My code128 reader uses the zone and rotation features that I wrote for Tiffcrop to find the bar codes, which I print on documents assembled from data in our database (using an enhanced version of gnu barcode that I wrote, also freely available to anyone who is interested), regardless of which orientation the page was loaded in the scanner. I don't actually crop the image, I just calculate the boundaries of the regions of interest and confine my searches to the appropriate portions of the buffer by pointer math. The reader has the ability to take specific actions based on command line arguments for patterns that indicate valid codes to include, exclude, or use as separators. This guides the generations of multiple separate files from the stack of pages in a single pass. We store the processed files in PDF format so I then convert them to PDF after they are indexed in the database. Originally I had hoped to incorporate some of the logic of tiff2pdf into the utility so as to do it in one pass, but a study of Ross Finlayson's code convinced me that it was a bit more than I wanted to do if I needed to support more than G4/G4 compressed TIFFs we use. At some point I might have a go at adding PDF export support to the bar code reader since that only involves bilevel images and I could ignore many of the color related issues.

If the maintainers are willing to accept a name change, I am open to
suggestions. Tiffcrop, tiffmogr, tiffknife, tiffcarve, tiffhack?

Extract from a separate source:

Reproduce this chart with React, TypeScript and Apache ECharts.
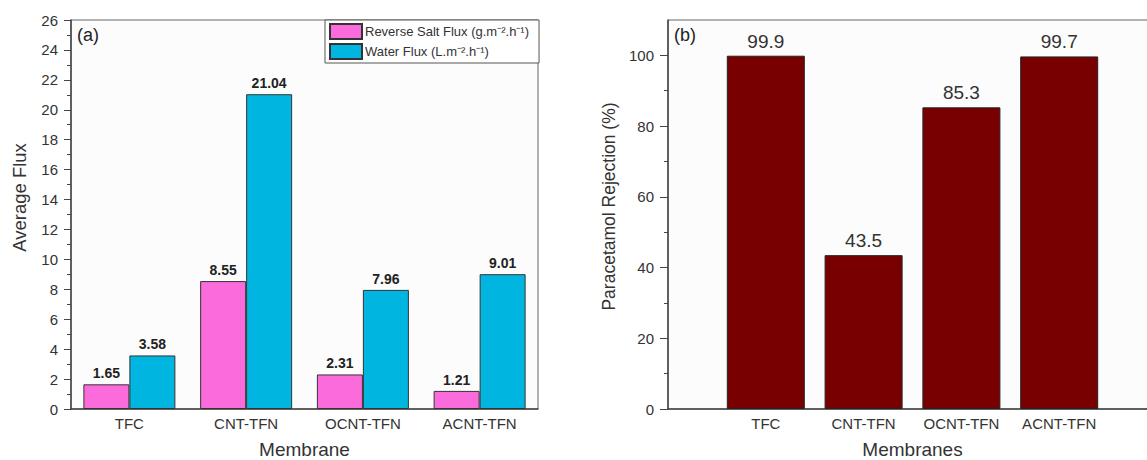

Most high volume copier /scanners create only one strip per image for
G3/G4 compressed images but I read one scanline at a time. For my
application, which involves files of 250 to 300 pages of mixed letter
and legal size, it is OK to read an entire image (page) at once, but if
you had huge images, you might want to read only the scanlines of the
original that you want to process and write as you go. My need is for
quick rotations for scanning the data looking for barcodes so it would
not be efficient to read it multiple times in different orders to get at
different parts of the file. I have to write the entire page out in the
orientation that shows the bar code and text correctly regardless of how
it was loaded into the scanner even if I am only searching through part
of it. Also any rotation by 90 or 270 degrees with G3/G4 data is going
to require the whole image to be in memory to avoid massive thrashing of
the disk as you read a column out of each scanline. In a VERY memory
constrained system, you might read 8 scanlines at a time and write out
to a full sized buffer for 90/270 rotations, but I'm not that compulsive
and the chances of getting it wrong are too great.

Richard

Andy Cave wrote:
> Hi Richard,
>

Thanks for the detailed reply - is interesting to read - I didn't know that tiffcrop could do all that. You should call it tiffextract really, not tiffcrop.

BTW you can do random seeks in files with G3/G4 compressed data, but only to band boundaries. We do this in our FirstPROOF software. I can't remember without looking if this is with the scanline interface or not though.

FYI I recently added a barcode reader to FirstPROOF (we support reading & checking of EAN/UPC-A barcodes - at any zoom size (but clearly you need a 'space' between the 'bars') - including calculating the BWR factor and size). It was really fun investigating the subject of barcodes and implementing a reader, never having looked at them before.